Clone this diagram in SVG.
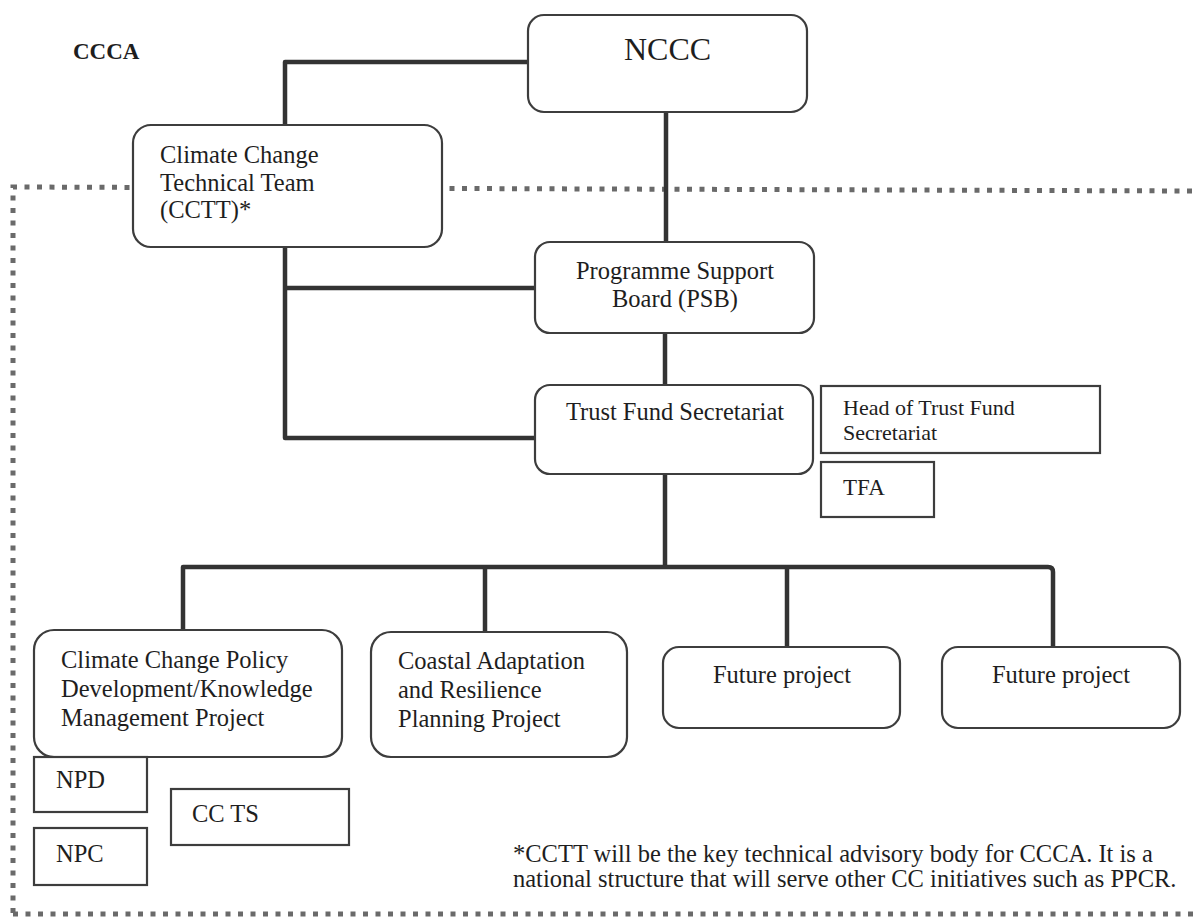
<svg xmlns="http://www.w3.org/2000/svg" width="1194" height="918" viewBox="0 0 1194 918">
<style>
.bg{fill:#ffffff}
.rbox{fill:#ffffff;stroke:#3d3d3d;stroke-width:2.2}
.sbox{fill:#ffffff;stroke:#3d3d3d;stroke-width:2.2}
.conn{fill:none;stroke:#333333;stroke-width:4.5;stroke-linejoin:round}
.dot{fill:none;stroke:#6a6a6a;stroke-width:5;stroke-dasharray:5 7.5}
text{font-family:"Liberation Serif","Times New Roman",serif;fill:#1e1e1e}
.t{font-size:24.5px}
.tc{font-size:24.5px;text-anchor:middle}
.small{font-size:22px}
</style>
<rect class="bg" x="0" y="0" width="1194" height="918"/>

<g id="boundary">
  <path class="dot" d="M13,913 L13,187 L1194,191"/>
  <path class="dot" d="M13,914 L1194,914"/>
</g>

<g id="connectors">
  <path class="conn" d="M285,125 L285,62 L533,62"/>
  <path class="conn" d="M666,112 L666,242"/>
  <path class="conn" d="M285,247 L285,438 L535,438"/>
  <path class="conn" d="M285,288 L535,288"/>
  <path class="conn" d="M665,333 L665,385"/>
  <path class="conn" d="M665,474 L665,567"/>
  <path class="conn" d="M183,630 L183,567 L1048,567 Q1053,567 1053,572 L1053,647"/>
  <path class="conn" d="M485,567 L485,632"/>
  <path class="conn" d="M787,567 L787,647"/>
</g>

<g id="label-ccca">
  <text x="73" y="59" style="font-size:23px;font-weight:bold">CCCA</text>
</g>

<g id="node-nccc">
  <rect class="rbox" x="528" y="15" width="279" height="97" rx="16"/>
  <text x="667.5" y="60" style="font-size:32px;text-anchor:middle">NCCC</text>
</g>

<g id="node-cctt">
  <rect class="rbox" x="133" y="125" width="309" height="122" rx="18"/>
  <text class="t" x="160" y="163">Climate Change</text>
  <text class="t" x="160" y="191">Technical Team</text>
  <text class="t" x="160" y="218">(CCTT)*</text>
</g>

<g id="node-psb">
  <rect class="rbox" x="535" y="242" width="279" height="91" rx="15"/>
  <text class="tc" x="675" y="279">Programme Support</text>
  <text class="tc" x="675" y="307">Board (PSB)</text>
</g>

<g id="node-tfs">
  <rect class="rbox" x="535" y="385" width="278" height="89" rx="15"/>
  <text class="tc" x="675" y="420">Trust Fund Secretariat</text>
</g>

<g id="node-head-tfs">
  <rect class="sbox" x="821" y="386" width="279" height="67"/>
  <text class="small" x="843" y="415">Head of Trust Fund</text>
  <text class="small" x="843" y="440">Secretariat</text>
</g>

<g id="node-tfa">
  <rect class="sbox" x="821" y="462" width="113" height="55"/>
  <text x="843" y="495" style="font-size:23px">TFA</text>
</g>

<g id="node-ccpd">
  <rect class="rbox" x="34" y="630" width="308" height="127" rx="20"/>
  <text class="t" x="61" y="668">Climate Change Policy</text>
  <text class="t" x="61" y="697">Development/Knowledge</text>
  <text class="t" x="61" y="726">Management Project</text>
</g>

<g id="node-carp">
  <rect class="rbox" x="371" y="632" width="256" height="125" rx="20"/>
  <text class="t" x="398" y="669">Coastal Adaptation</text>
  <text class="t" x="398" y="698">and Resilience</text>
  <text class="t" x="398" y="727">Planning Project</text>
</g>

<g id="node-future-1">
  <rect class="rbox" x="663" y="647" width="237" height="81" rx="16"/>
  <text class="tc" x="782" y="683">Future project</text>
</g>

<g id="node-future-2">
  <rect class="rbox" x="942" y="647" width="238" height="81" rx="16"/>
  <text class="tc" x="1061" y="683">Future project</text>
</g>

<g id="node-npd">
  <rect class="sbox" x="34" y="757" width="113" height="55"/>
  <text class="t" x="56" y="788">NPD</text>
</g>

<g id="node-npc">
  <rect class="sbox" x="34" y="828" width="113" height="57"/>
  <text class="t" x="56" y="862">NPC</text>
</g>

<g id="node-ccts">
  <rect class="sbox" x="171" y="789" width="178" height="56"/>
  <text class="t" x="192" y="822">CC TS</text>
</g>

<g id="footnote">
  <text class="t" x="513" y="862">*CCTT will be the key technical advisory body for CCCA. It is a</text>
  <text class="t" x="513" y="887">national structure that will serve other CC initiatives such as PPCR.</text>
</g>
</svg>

■ ■ ■ ■ ■ ■ ■

Exercise details: Your task is to repeat the data above exactly while excluding the pictures.

In response:
Clone this diagram in SVG.
<svg xmlns="http://www.w3.org/2000/svg" width="1194" height="918" viewBox="0 0 1194 918">
<style>
.bg{fill:#ffffff}
.rbox{fill:#ffffff;stroke:#3d3d3d;stroke-width:2.2}
.sbox{fill:#ffffff;stroke:#3d3d3d;stroke-width:2.2}
.conn{fill:none;stroke:#333333;stroke-width:4.5;stroke-linejoin:round}
.dot{fill:none;stroke:#6a6a6a;stroke-width:5;stroke-dasharray:5 7.5}
text{font-family:"Liberation Serif","Times New Roman",serif;fill:#1e1e1e}
.t{font-size:24.5px}
.tc{font-size:24.5px;text-anchor:middle}
.small{font-size:22px}
</style>
<rect class="bg" x="0" y="0" width="1194" height="918"/>

<g id="boundary">
  <path class="dot" d="M13,913 L13,187 L1194,191"/>
  <path class="dot" d="M13,914 L1194,914"/>
</g>

<g id="connectors">
  <path class="conn" d="M285,125 L285,62 L533,62"/>
  <path class="conn" d="M666,112 L666,242"/>
  <path class="conn" d="M285,247 L285,438 L535,438"/>
  <path class="conn" d="M285,288 L535,288"/>
  <path class="conn" d="M665,333 L665,385"/>
  <path class="conn" d="M665,474 L665,567"/>
  <path class="conn" d="M183,630 L183,567 L1048,567 Q1053,567 1053,572 L1053,647"/>
  <path class="conn" d="M485,567 L485,632"/>
  <path class="conn" d="M787,567 L787,647"/>
</g>

<g id="label-ccca">
  <text x="73" y="59" style="font-size:23px;font-weight:bold">CCCA</text>
</g>

<g id="node-nccc">
  <rect class="rbox" x="528" y="15" width="279" height="97" rx="16"/>
  <text x="667.5" y="60" style="font-size:32px;text-anchor:middle">NCCC</text>
</g>

<g id="node-cctt">
  <rect class="rbox" x="133" y="125" width="309" height="122" rx="18"/>
  <text class="t" x="160" y="163">Climate Change</text>
  <text class="t" x="160" y="191">Technical Team</text>
  <text class="t" x="160" y="218">(CCTT)*</text>
</g>

<g id="node-psb">
  <rect class="rbox" x="535" y="242" width="279" height="91" rx="15"/>
  <text class="tc" x="675" y="279">Programme Support</text>
  <text class="tc" x="675" y="307">Board (PSB)</text>
</g>

<g id="node-tfs">
  <rect class="rbox" x="535" y="385" width="278" height="89" rx="15"/>
  <text class="tc" x="675" y="420">Trust Fund Secretariat</text>
</g>

<g id="node-head-tfs">
  <rect class="sbox" x="821" y="386" width="279" height="67"/>
  <text class="small" x="843" y="415">Head of Trust Fund</text>
  <text class="small" x="843" y="440">Secretariat</text>
</g>

<g id="node-tfa">
  <rect class="sbox" x="821" y="462" width="113" height="55"/>
  <text x="843" y="495" style="font-size:23px">TFA</text>
</g>

<g id="node-ccpd">
  <rect class="rbox" x="34" y="630" width="308" height="127" rx="20"/>
  <text class="t" x="61" y="668">Climate Change Policy</text>
  <text class="t" x="61" y="697">Development/Knowledge</text>
  <text class="t" x="61" y="726">Management Project</text>
</g>

<g id="node-carp">
  <rect class="rbox" x="371" y="632" width="256" height="125" rx="20"/>
  <text class="t" x="398" y="669">Coastal Adaptation</text>
  <text class="t" x="398" y="698">and Resilience</text>
  <text class="t" x="398" y="727">Planning Project</text>
</g>

<g id="node-future-1">
  <rect class="rbox" x="663" y="647" width="237" height="81" rx="16"/>
  <text class="tc" x="782" y="683">Future project</text>
</g>

<g id="node-future-2">
  <rect class="rbox" x="942" y="647" width="238" height="81" rx="16"/>
  <text class="tc" x="1061" y="683">Future project</text>
</g>

<g id="node-npd">
  <rect class="sbox" x="34" y="757" width="113" height="55"/>
  <text class="t" x="56" y="788">NPD</text>
</g>

<g id="node-npc">
  <rect class="sbox" x="34" y="828" width="113" height="57"/>
  <text class="t" x="56" y="862">NPC</text>
</g>

<g id="node-ccts">
  <rect class="sbox" x="171" y="789" width="178" height="56"/>
  <text class="t" x="192" y="822">CC TS</text>
</g>

<g id="footnote">
  <text class="t" x="513" y="862">*CCTT will be the key technical advisory body for CCCA. It is a</text>
  <text class="t" x="513" y="887">national structure that will serve other CC initiatives such as PPCR.</text>
</g>
</svg>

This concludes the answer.